- What to produce -
Repeat each record exactly. Any picture gets left out.

- The records -
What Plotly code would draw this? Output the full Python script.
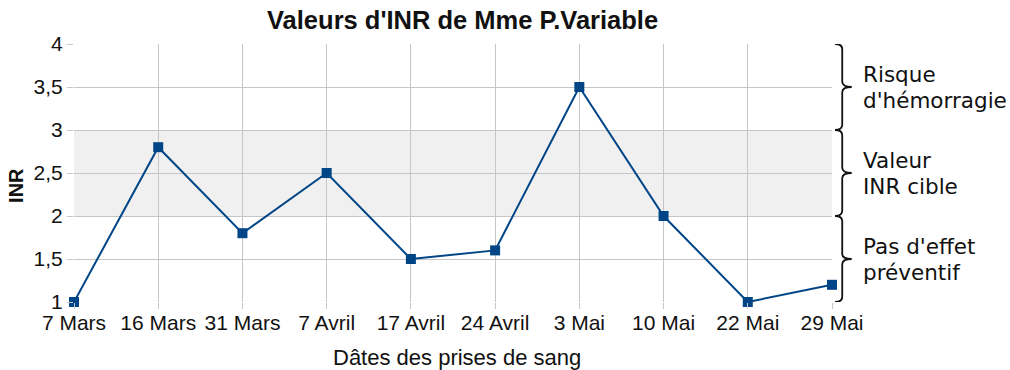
import plotly.graph_objects as go

# Blood-test dates and measured INR values
dates = ["7 Mars", "16 Mars", "31 Mars", "7 Avril", "17 Avril", "24 Avril",
         "3 Mai", "10 Mai", "22 Mai", "29 Mai"]
inr = [1.0, 2.8, 1.8, 2.5, 1.5, 1.6, 3.5, 2.0, 1.0, 1.2]

# Zones of the INR scale: (low, high, two-line label)
zone_low = [3.0, 2.0, 1.0]
zone_high = [4.0, 3.0, 2.0]
zone_labels = [("Risque", "d'hémorragie"), ("Valeur", "INR cible"), ("Pas d'effet", "préventif")]
target_low, target_high = 2.0, 3.0

LINE = "#004586"
GRID = "#c6c6c6"
TXT = "#111111"
SANS = "Liberation Sans, Arial, sans-serif"
AXFONT = dict(family=SANS, size=21, color=TXT)

fig = go.Figure()
fig.add_trace(go.Scatter(
    x=dates, y=inr, mode="lines+markers",
    line=dict(color=LINE, width=2),
    marker=dict(symbol="square", size=10, color=LINE),
    cliponaxis=False, showlegend=False,
))

# Target band shading
fig.add_shape(type="rect", xref="paper", yref="y", x0=0, x1=1,
              y0=target_low, y1=target_high, fillcolor="#f0f0f0",
              line=dict(width=0), layer="below")


def brace_path(x0, x1, x2, ytop, ybot):
    ymid = (ytop + ybot) / 2
    d = (ytop - ybot) * 0.06
    return (f"M {x0},{ytop} Q {x1},{ytop} {x1},{ytop - d} "
            f"L {x1},{ymid + d} Q {x1},{ymid} {x2},{ymid} "
            f"Q {x1},{ymid} {x1},{ymid - d} "
            f"L {x1},{ybot + d} Q {x1},{ybot} {x0},{ybot}")


for lo, hi, (l1, l2) in zip(zone_low, zone_high, zone_labels):
    fig.add_shape(type="path", xref="paper", yref="y",
                  path=brace_path(1.004, 1.0135, 1.026, hi, lo),
                  line=dict(color=TXT, width=1.8))
    for txt, shift in ((l1, 13), (l2, -13)):
        fig.add_annotation(xref="paper", yref="y", x=1.038, y=(lo + hi) / 2,
                           yshift=shift, text=txt, showarrow=False,
                           xanchor="left", yanchor="middle",
                           font=dict(family="DejaVu Sans, sans-serif", size=21.5, color=TXT))

# Title and axis titles
fig.add_annotation(xref="paper", yref="paper", x=0.512, y=1.0, yshift=24,
                   text="<b>Valeurs d'INR de Mme P.Variable</b>", showarrow=False,
                   xanchor="center", yanchor="middle",
                   font=dict(family=SANS, size=25.5, color=TXT))
fig.add_annotation(xref="paper", yref="paper", x=0.505, y=0.0, yshift=-55,
                   text="Dâtes des prises de sang", showarrow=False,
                   xanchor="center", yanchor="middle",
                   font=dict(family=SANS, size=22, color=TXT))
fig.add_annotation(xref="paper", yref="paper", x=0.0, xshift=-58, y=0.45,
                   text="<b>INR</b>", showarrow=False, textangle=-90,
                   xanchor="center", yanchor="middle",
                   font=dict(family=SANS, size=20, color=TXT))

fig.update_layout(
    width=1010, height=370,
    margin=dict(l=74, r=178, t=44, b=68),
    paper_bgcolor="white", plot_bgcolor="rgba(0,0,0,0)",
    separators=", ",
    xaxis=dict(
        type="category", range=[0, len(dates) - 1], automargin=False,
        showgrid=True, gridcolor=GRID, gridwidth=1,
        ticks="outside", ticklen=6, tickcolor=GRID,
        ticklabelstandoff=-4,
        tickfont=AXFONT, zeroline=False, showline=False,
    ),
    yaxis=dict(
        range=[1, 4], dtick=0.5, tick0=1, automargin=False,
        showgrid=True, gridcolor=GRID, gridwidth=1,
        ticks="outside", ticklen=6, tickcolor=GRID,
        tickfont=AXFONT, zeroline=False, showline=False,
    ),
)

fig.write_html("out.html")
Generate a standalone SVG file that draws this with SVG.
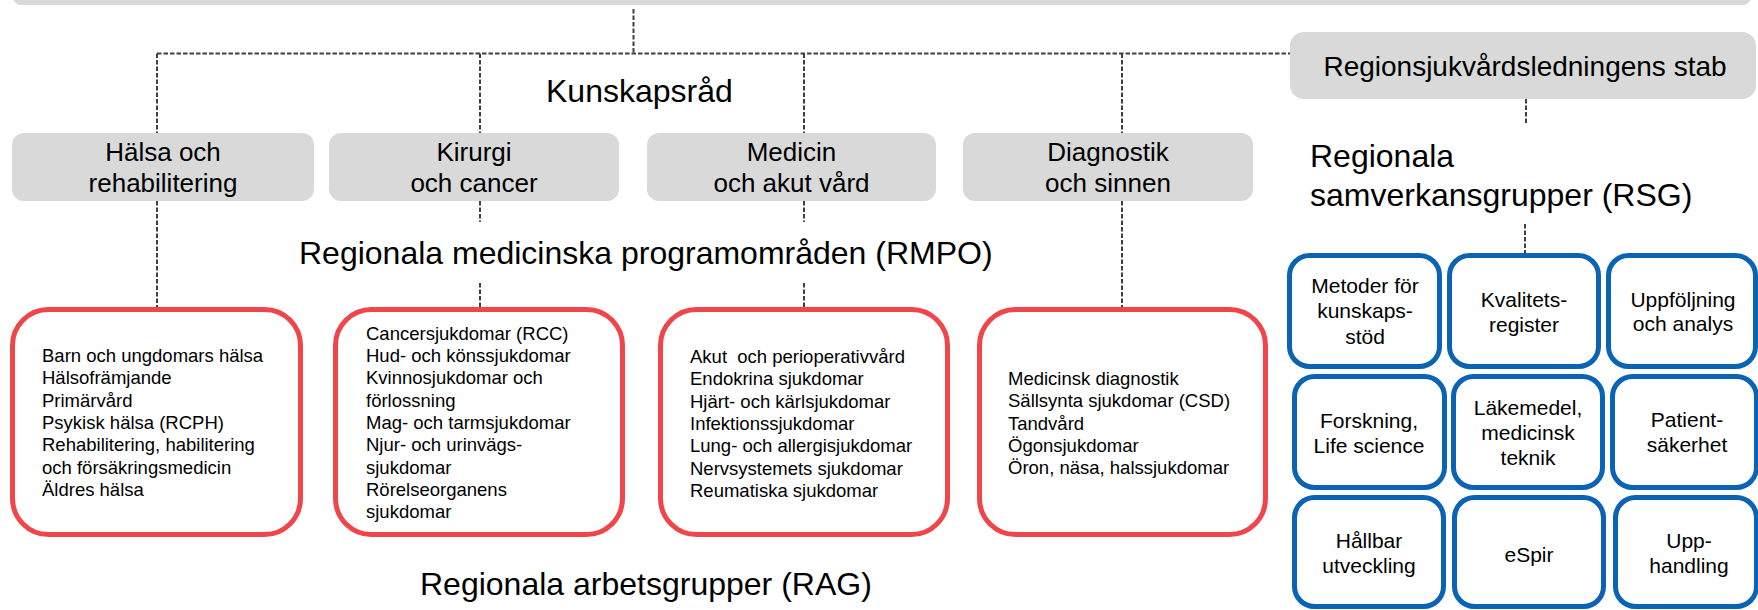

- Finished answer -
What Plotly code would draw this? Output the full Python script.
import plotly.graph_objects as go

# Blood-test dates and measured INR values
dates = ["7 Mars", "16 Mars", "31 Mars", "7 Avril", "17 Avril", "24 Avril",
         "3 Mai", "10 Mai", "22 Mai", "29 Mai"]
inr = [1.0, 2.8, 1.8, 2.5, 1.5, 1.6, 3.5, 2.0, 1.0, 1.2]

# Zones of the INR scale: (low, high, two-line label)
zone_low = [3.0, 2.0, 1.0]
zone_high = [4.0, 3.0, 2.0]
zone_labels = [("Risque", "d'hémorragie"), ("Valeur", "INR cible"), ("Pas d'effet", "préventif")]
target_low, target_high = 2.0, 3.0

LINE = "#004586"
GRID = "#c6c6c6"
TXT = "#111111"
SANS = "Liberation Sans, Arial, sans-serif"
AXFONT = dict(family=SANS, size=21, color=TXT)

fig = go.Figure()
fig.add_trace(go.Scatter(
    x=dates, y=inr, mode="lines+markers",
    line=dict(color=LINE, width=2),
    marker=dict(symbol="square", size=10, color=LINE),
    cliponaxis=False, showlegend=False,
))

# Target band shading
fig.add_shape(type="rect", xref="paper", yref="y", x0=0, x1=1,
              y0=target_low, y1=target_high, fillcolor="#f0f0f0",
              line=dict(width=0), layer="below")


def brace_path(x0, x1, x2, ytop, ybot):
    ymid = (ytop + ybot) / 2
    d = (ytop - ybot) * 0.06
    return (f"M {x0},{ytop} Q {x1},{ytop} {x1},{ytop - d} "
            f"L {x1},{ymid + d} Q {x1},{ymid} {x2},{ymid} "
            f"Q {x1},{ymid} {x1},{ymid - d} "
            f"L {x1},{ybot + d} Q {x1},{ybot} {x0},{ybot}")


for lo, hi, (l1, l2) in zip(zone_low, zone_high, zone_labels):
    fig.add_shape(type="path", xref="paper", yref="y",
                  path=brace_path(1.004, 1.0135, 1.026, hi, lo),
                  line=dict(color=TXT, width=1.8))
    for txt, shift in ((l1, 13), (l2, -13)):
        fig.add_annotation(xref="paper", yref="y", x=1.038, y=(lo + hi) / 2,
                           yshift=shift, text=txt, showarrow=False,
                           xanchor="left", yanchor="middle",
                           font=dict(family="DejaVu Sans, sans-serif", size=21.5, color=TXT))

# Title and axis titles
fig.add_annotation(xref="paper", yref="paper", x=0.512, y=1.0, yshift=24,
                   text="<b>Valeurs d'INR de Mme P.Variable</b>", showarrow=False,
                   xanchor="center", yanchor="middle",
                   font=dict(family=SANS, size=25.5, color=TXT))
fig.add_annotation(xref="paper", yref="paper", x=0.505, y=0.0, yshift=-55,
                   text="Dâtes des prises de sang", showarrow=False,
                   xanchor="center", yanchor="middle",
                   font=dict(family=SANS, size=22, color=TXT))
fig.add_annotation(xref="paper", yref="paper", x=0.0, xshift=-58, y=0.45,
                   text="<b>INR</b>", showarrow=False, textangle=-90,
                   xanchor="center", yanchor="middle",
                   font=dict(family=SANS, size=20, color=TXT))

fig.update_layout(
    width=1010, height=370,
    margin=dict(l=74, r=178, t=44, b=68),
    paper_bgcolor="white", plot_bgcolor="rgba(0,0,0,0)",
    separators=", ",
    xaxis=dict(
        type="category", range=[0, len(dates) - 1], automargin=False,
        showgrid=True, gridcolor=GRID, gridwidth=1,
        ticks="outside", ticklen=6, tickcolor=GRID,
        ticklabelstandoff=-4,
        tickfont=AXFONT, zeroline=False, showline=False,
    ),
    yaxis=dict(
        range=[1, 4], dtick=0.5, tick0=1, automargin=False,
        showgrid=True, gridcolor=GRID, gridwidth=1,
        ticks="outside", ticklen=6, tickcolor=GRID,
        tickfont=AXFONT, zeroline=False, showline=False,
    ),
)

fig.write_html("out.html")
Generate a standalone SVG file that draws this with SVG.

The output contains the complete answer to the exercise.